Begin at the top of the records below and return each line exactly through the line with "import plotly.graph_objects as go". Skip pictures.

## BEGIN Material provided

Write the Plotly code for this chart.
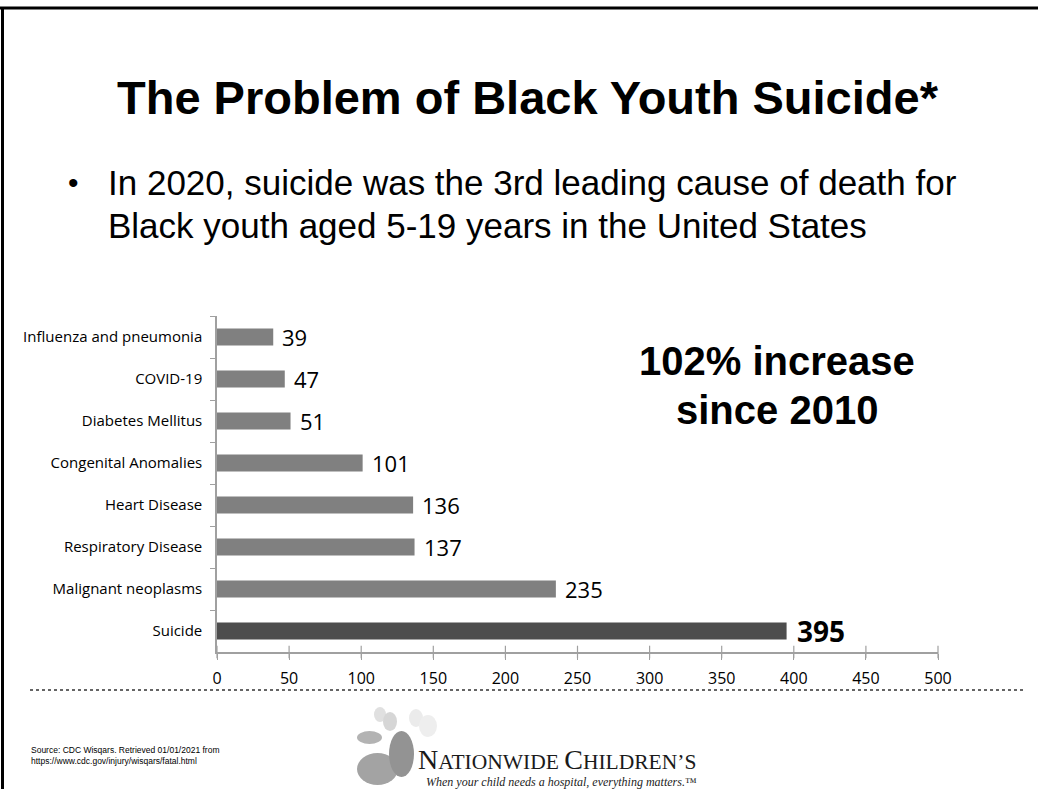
import plotly.graph_objects as go

# ---------------- data ----------------
causes = ["Influenza and pneumonia", "COVID-19", "Diabetes Mellitus",
          "Congenital Anomalies", "Heart Disease", "Respiratory Disease",
          "Malignant neoplasms", "Suicide"]
deaths = [39, 47, 51, 101, 136, 137, 235, 395]
highlight = "Suicide"
x_ticks = [0, 50, 100, 150, 200, 250, 300, 350, 400, 450, 500]

title_text = "<b>The Problem of Black Youth Suicide*</b>"
bullet_lines = ["In 2020, suicide was the 3rd leading cause of death for",
                "Black youth aged 5-19 years in the United States"]
callout_lines = ["<b>102% increase</b>", "<b>since 2010</b>"]
source_text = ("Source: CDC Wisqars. Retrieved 01/01/2021 from<br>"
               "https://www.cdc.gov/injury/wisqars/fatal.html")

# ---------------- layout geometry ----------------
W, H = 1038, 789
L, R, T, B = 217, 100, 316, 137
PW, PH = W - L - R, H - T - B


def px(x):
    return (x - L) / PW


def py(y):
    return (H - B - y) / PH


bar_colors = ["#4d4d4d" if c == highlight else "#808080" for c in causes]

fig = go.Figure()
fig.add_trace(go.Bar(
    y=causes, x=deaths, orientation="h",
    marker=dict(color=bar_colors, line=dict(width=0)),
    hoverinfo="x+y", showlegend=False,
))
# upper half of the crossing x-axis ticks
fig.add_trace(go.Scatter(
    x=x_ticks, y=[0] * len(x_ticks), xaxis="x", yaxis="y2", mode="markers",
    marker=dict(symbol="line-ns", size=9, line=dict(color="#a0a0a0", width=1.2)),
    hoverinfo="skip", showlegend=False, cliponaxis=False,
))

# data labels
for c, v in zip(causes, deaths):
    bold = c == highlight
    fig.add_annotation(
        x=v, y=c, xref="x", yref="y", xanchor="left", yanchor="middle",
        xshift=7 if not bold else 8,
        text=f"<b>{v}</b>" if bold else str(v), showarrow=False,
        font=dict(family="Open Sans", size=28 if bold else 22, color="#000"),
    )

fig.update_layout(
    width=W, height=H,
    margin=dict(l=L, r=R, t=T, b=B, pad=0),
    paper_bgcolor="white", plot_bgcolor="white",
    bargap=0.6,
    font=dict(family="Open Sans", color="#000"),
    xaxis=dict(
        range=[0, 500], tickvals=x_ticks, ticktext=[str(t) for t in x_ticks],
        showgrid=False, zeroline=False, showline=True, linecolor="#a0a0a0",
        linewidth=1.5, ticks="outside", ticklen=6, tickwidth=1.2,
        tickcolor="#a0a0a0", tickfont=dict(family="Open Sans", size=16, color="#000"),
        ticklabelstandoff=5, fixedrange=True,
    ),
    yaxis=dict(
        autorange="reversed", categoryorder="array", categoryarray=causes,
        showgrid=False, zeroline=False, showline=True, linecolor="#a0a0a0",
        linewidth=1.5, ticks="outside", ticklen=5, tickwidth=1.2,
        tickcolor="#a0a0a0", tickson="boundaries",
        tickfont=dict(family="Open Sans", size=15, color="#000"),
        ticklabelstandoff=10, fixedrange=True,
    ),
    yaxis2=dict(overlaying="y", range=[0, 1], visible=False, fixedrange=True),
)

# slide frame
fig.add_shape(type="line", xref="paper", yref="paper",
              x0=px(0), x1=px(W), y0=py(8), y1=py(8),
              line=dict(color="#000", width=3))
fig.add_shape(type="line", xref="paper", yref="paper",
              x0=px(2.5), x1=px(2.5), y0=py(8), y1=py(H),
              line=dict(color="#000", width=3))
# dotted separator
fig.add_shape(type="line", xref="paper", yref="paper",
              x0=px(30), x1=px(1025), y0=py(690), y1=py(690),
              line=dict(color="#333", width=1.5, dash="dot"))

# logo butterflies (decorative approximation)
butterflies = [
    # (x0, y0, x1, y1, fill)
    (374, 707, 386, 722, "#e0e0e0"), (383, 712, 397, 731, "#d6d6d6"),
    (409, 709, 423, 727, "#ebebeb"), (419, 715, 437, 737, "#eeeeee"),
    (357, 731, 382, 744, "#b3b3b3"),
    (357, 753, 398, 785, "#a3a3a3"), (389, 731, 414, 777, "#939393"),
]
for x0, y0, x1, y1, col in butterflies:
    fig.add_shape(type="circle", xref="paper", yref="paper",
                  x0=px(x0), x1=px(x1), y0=py(y1), y1=py(y0),
                  fillcolor=col, line=dict(width=0), layer="below")

# title
fig.add_annotation(xref="paper", yref="paper", x=px(528), y=py(97),
                   xanchor="center", yanchor="middle", showarrow=False,
                   text=title_text,
                   font=dict(family="Liberation Sans, Arial", size=47, color="#000"))
# bullet
fig.add_annotation(xref="paper", yref="paper", x=px(66), y=py(182),
                   xanchor="left", yanchor="middle", showarrow=False,
                   text="•",
                   font=dict(family="Liberation Sans, Arial", size=30, color="#000"))
for i, line in enumerate(bullet_lines):
    fig.add_annotation(xref="paper", yref="paper", x=px(106), y=py(182 + 43 * i),
                       xanchor="left", yanchor="middle", showarrow=False,
                       text=line,
                       font=dict(family="Liberation Sans, Arial", size=35, color="#000"))
# callout
for i, line in enumerate(callout_lines):
    fig.add_annotation(xref="paper", yref="paper", x=px(777), y=py(361 + 49 * i),
                       xanchor="center", yanchor="middle", showarrow=False,
                       text=line,
                       font=dict(family="Liberation Sans, Arial", size=40, color="#000"))
# source
fig.add_annotation(xref="paper", yref="paper", x=px(29), y=py(755),
                   xanchor="left", yanchor="middle", showarrow=False, align="left",
                   text=source_text,
                   font=dict(family="Liberation Sans, Arial", size=8.5, color="#000"))
# logo text
fig.add_annotation(xref="paper", yref="paper", x=px(416), y=py(777),
                   xanchor="left", yanchor="bottom", showarrow=False,
                   text=("<span style='font-size:28px'>N</span>ATIONWIDE "
                         "<span style='font-size:28px'>C</span>HILDREN’S"),
                   font=dict(family="Liberation Serif, serif", size=21.5, color="#1a1a1a"))
fig.add_annotation(xref="paper", yref="paper", x=px(424), y=py(773),
                   xanchor="left", yanchor="top", showarrow=False,
                   text="<i>When your child needs a hospital, everything matters.™</i>",
                   font=dict(family="Liberation Serif, serif", size=12, color="#222"))

fig.write_html("out.html", config={"displayModeBar": False},
               post_script="document.body.style.margin='0';")
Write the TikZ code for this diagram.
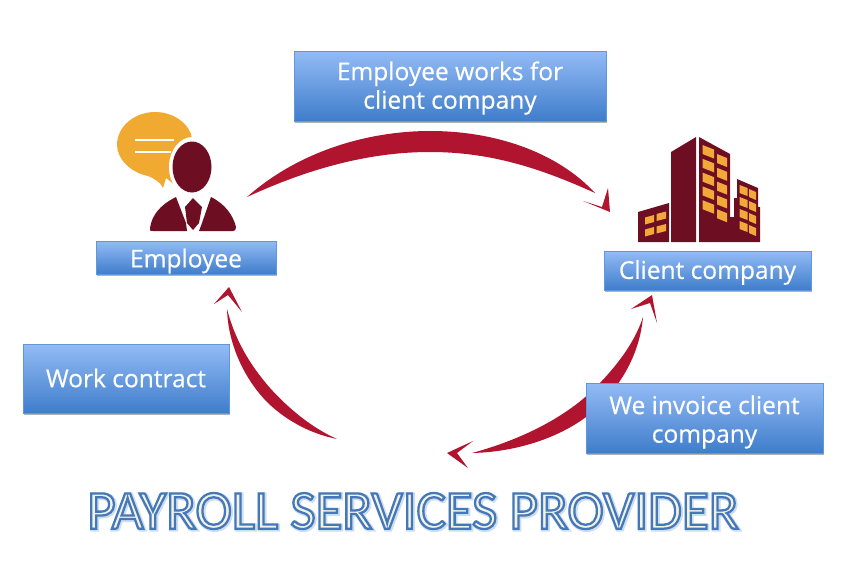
\documentclass[tikz,border=0pt]{standalone}
\usepackage{fontspec}
\setmainfont{Open Sans}[RawFeature={embolden=0.5}]
\newfontfamily\titlefont{Carlito}
\usetikzlibrary{shadows}
\definecolor{boxtop}{HTML}{93BBF5}
\definecolor{boxbot}{HTML}{3F7DCB}
\definecolor{crim}{HTML}{B0142F}
\definecolor{maroon}{HTML}{6E0E22}
\definecolor{amber}{HTML}{F0AA32}
\definecolor{winy}{HTML}{F2A93A}
\tikzset{
  bluebox/.style={rectangle,draw=boxbot!60!boxtop,line width=0.5pt,top color=boxtop,bottom color=boxbot,
    drop shadow={shadow xshift=0.7pt,shadow yshift=-1.2pt,opacity=.6},inner sep=0pt},
  boxtext/.style={text=white,align=center,inner sep=0pt,font=\fontsize{18.4}{21.4}\selectfont},
  crescent/.style={fill=crim,draw=none},
  bldg/.style={fill=maroon,draw=none},
  win/.style={fill=winy,draw=none},
}
\begin{document}
\begin{tikzpicture}[x=0.75pt,y=-0.75pt]
\useasboundingbox (0,0) rectangle (865,568);
% arrows
\fill[crescent] (247,197) .. controls (300,150) and (370,131) .. (430,131)
   .. controls (500,131) and (560,155) .. (595,193)
   .. controls (540,168) and (490,152) .. (430,152)
   .. controls (370,152) and (310,168) .. (247,197) -- cycle;
\fill[crescent] (583,201) -- (602,207) -- (608,188) -- (610,212) -- cycle;
\fill[crescent] (643,317) .. controls (640,350) and (625,380) .. (600,405)
   .. controls (570,435) and (520,452) .. (472,453)
   .. controls (520,440) and (565,418) .. (595,388)
   .. controls (617,366) and (635,342) .. (643,317) -- cycle;
\fill[crescent] (631,309) -- (652,295) -- (657,323) -- (650,303) -- cycle;
\fill[crescent] (473,441) -- (447,453) -- (468,468) -- (457,453) -- cycle;
\fill[crescent] (227,309) .. controls (228,345) and (245,380) .. (268,403)
   .. controls (288,422) and (312,434) .. (337,439)
   .. controls (312,428) and (288,408) .. (270,388)
   .. controls (250,365) and (235,340) .. (227,309) -- cycle;
\fill[crescent] (214,304) -- (229,287) -- (242,312) -- (228,295) -- cycle;
% person
\fill[amber] (163,188) .. controls (160,182) and (155,179) .. (148,176)
   .. controls (129,172) and (117,158) .. (117,145)
   .. controls (117,126) and (135,112) .. (155,112)
   .. controls (175,112) and (190,125) .. (192,138)
   -- (175,185) -- (166,178) -- cycle;
\fill[white] (192.5,167) ellipse [x radius=23.5,y radius=30];
\draw[white,line width=1.6pt] (135,140) -- (174,140) (135,152) -- (171,152);
\coordinate (headc) at (192,167);
\fill[maroon] (headc) ellipse [x radius=19.5,y radius=25.5];
\fill[maroon] (150,228) .. controls (152,215) and (160,205) .. (176,197) -- (186,223) -- (187,231) -- (153,231) .. controls (150,231) and (149,230) .. (150,228) -- cycle;
\fill[maroon] (193,198) -- (185,207) -- (187,223) -- (193,230) -- (199,223) -- (202,207) -- cycle;
\fill[maroon] (211,197) .. controls (225,204) and (233,215) .. (236,227) .. controls (236,230) and (235,231) .. (233,231) -- (199,231) -- (202,223) -- cycle;
% building
\fill[bldg] (638,212) -- (669,203) -- (669,242) -- (638,242) -- cycle;
\fill[bldg] (671,152) -- (696,137) -- (696,242) -- (671,242) -- cycle;
\fill[bldg] (699,137) -- (730,154) -- (730,217) -- (734,217) -- (734,198) -- (737,198) -- (737,179) -- (758,188) -- (758,207) -- (760,207) -- (760,242) -- (699,242) -- cycle;
\foreach \i in {0,...,4}{
  \fill[win] (702.5,145+13.8*\i) -- (714,149.5+13.8*\i) -- (714,158.5+13.8*\i) -- (702.5,154+13.8*\i) -- cycle;
  \fill[win] (717,154+13.8*\i) -- (727,158+13.8*\i) -- (727,167+13.8*\i) -- (717,163+13.8*\i) -- cycle;
}
\foreach \i in {0,...,3}{
  \fill[win] (739.5,185+12*\i) -- (747.5,188+12*\i) -- (747.5,196+12*\i) -- (739.5,193+12*\i) -- cycle;
  \fill[win] (749,189+12*\i) -- (756,192+12*\i) -- (756,200+12*\i) -- (749,197+12*\i) -- cycle;
}
\fill[win] (645,217.5) -- (654,215) -- (654,222) -- (645,224.5) -- cycle;
\fill[win] (656.5,214) -- (666,211.5) -- (666,218.5) -- (656.5,221) -- cycle;
\fill[win] (645,229.5) -- (654,227) -- (654,234) -- (645,236.5) -- cycle;
\fill[win] (656.5,226.5) -- (666,224) -- (666,231) -- (656.5,233.5) -- cycle;
% boxes
\node[bluebox,minimum width=234pt,minimum height=52.5pt] (works) at (450,86) {};
\node[boxtext] (workst) at (450,88) {Employee works for\\client company};
\node[bluebox,minimum width=135pt,minimum height=24.75pt] (emp) at (186,257.5) {};
\node[boxtext] (empt) at (186,261) {Employee};
\node[bluebox,minimum width=155pt,minimum height=29.25pt] (client) at (707.5,270.5) {};
\node[boxtext] (clientt) at (707.5,272.5) {Client company};
\node[bluebox,minimum width=154.5pt,minimum height=51.75pt] (contract) at (126,378.5) {};
\node[boxtext] (contractt) at (126,378) {Work contract};
\node[bluebox,minimum width=177.75pt,minimum height=52.5pt] (invoice) at (704.5,418) {};
\node[boxtext] (invoicet) at (704.5,422) {We invoice client\\company};
% title
\node[inner sep=0pt,font=\titlefont\fontsize{41.2}{44}\selectfont] (titleb) at (414,512)
  {\special{pdf:code q 2 Tr 3 w 0.80 0.87 0.95 RG 0.80 0.87 0.95 rg}PAYROLL SERVICES PROVIDER\special{pdf:code Q}};
\node[inner sep=0pt,font=\titlefont\fontsize{41.2}{44}\selectfont] (title) at (413,511)
  {\special{pdf:code q 2 Tr 1.7 w 0.27 0.47 0.72 RG 0.95 0.95 0.90 rg}PAYROLL SERVICES PROVIDER\special{pdf:code Q}};
\end{tikzpicture}
\end{document}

## END Material provided

▶ _Task output_:
Write the Plotly code for this chart.
import plotly.graph_objects as go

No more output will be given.